A two-page legislation viewed as a bill legalizing police retaliation has been introduced in a Kansas House committee and will probably have some residents thinking twice about filing complaints of misconduct against law enforcement officials.

If House Bill 2698 is enacted into law, anonymous complaints against police officers will no longer be acceptable. Moreover, how law enforcement agencies conduct internal investigations could change.

The bill, which was introduced by the House Committee on Corrections and Juvenile Justice, would require that members of the public sign a sworn affidavit to acknowledge that they would be subject to criminal prosecution if their complaint proves false. But that’s not all: the officer being accused won’t be required to answer questions pertaining to the complaint until s/he is given a copy of the document and the related evidence. If no evidence of misconduct is found, then another law enforcement agency won't be allowed to open a separate investigation into the complaint.

Yet, the bill states that nothing contained in it should “discourage legitimate complaints or prevent a law enforcement agency from investigating a complaint made against a law enforcement officer.” Representatives from the committee didn't respond to a request for an interview.

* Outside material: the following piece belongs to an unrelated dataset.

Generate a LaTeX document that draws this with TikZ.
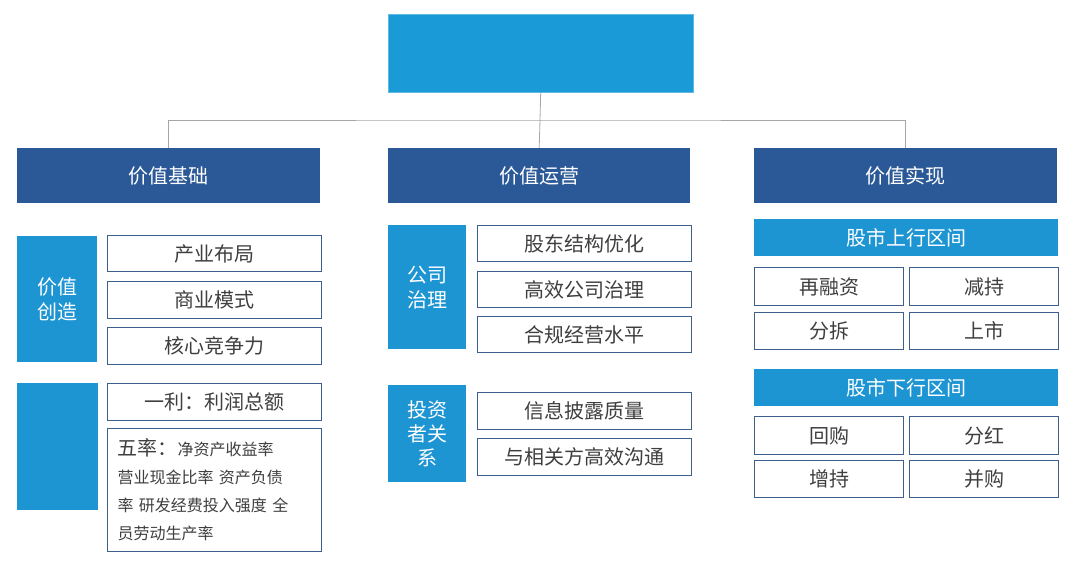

Under the state’s current law, enforcement agencies are required to review all complaints, even anonymous ones. The proposed legislation is already being dubbed a “legalize police retaliation” measure and is being opposed by law enforcement officers and members of the National Association for the Advancement of Colored People, the Wichita Eagle reports.

The newspaper said that Sedgwick County Sheriff Jeff Easter and other law enforcement officials have told lawmakers in the House Transportation and Public Safety Budget Committee that such a legislation would not only obstruct their ability to conduct internal investigations but also raise the level of public distrust for police.

“The sheriff’s office investigates numerous criminal cases, and we do not provide these materials to the interviewee prior the interview,” Easter said. “Thus I do not believe in providing deputies with evidence prior to the interview on alleged misconduct.”

Attorney Sean McCauley, who represents both the Kansas State Troopers Association and the Kansas chapter of the Fraternal Order of Police, testified on behalf of the proposal, saying that the bill isn’t shielding “bad cops,” just “protecting good cops from bad complaints.”

In the eyes of some attorneys outside the state, House Bill 2698 is simply bad policy.

Mike Nisperos, a retired state and federal attorney who has served on both sides of the courtroom in Guam, the U.S. mainland, and in the military, said after reading the bill that its clear purpose is to discourage people from filing complaints.

Nisperos said sworn affidavits aren’t required to initiate a murder investigation or any other criminal investigation. They also aren’t needed to take adverse administrative actions against other civil servants and aren’t required against members of the military “who have a much more dangerous job than the cop on the street,” he added.

Critics of the bill argue that government policies should encourage the public to weed out public servants who aren’t performing up to standard.

“While police officers can have danger in their jobs that does not mean they should have unusual protections against the criticisms of the communities they serve,”  said Nisperos, who has served as director of the Oakland Citizens’ Police Review Board. “The thin blue line seems to be getting wider and wider when politicians allow themselves to be dominated and intimidated by police unions. They begin to look more like organized crime-controlled Teamster unions.

“Filing false complaints should be discouraged but not by a means that has a chilling effect on those who would file legitimate complaints,” he added.

Citizen-funded news website Kansas Exposed has reported that some individuals in Wichita already fear making complaints to their police department.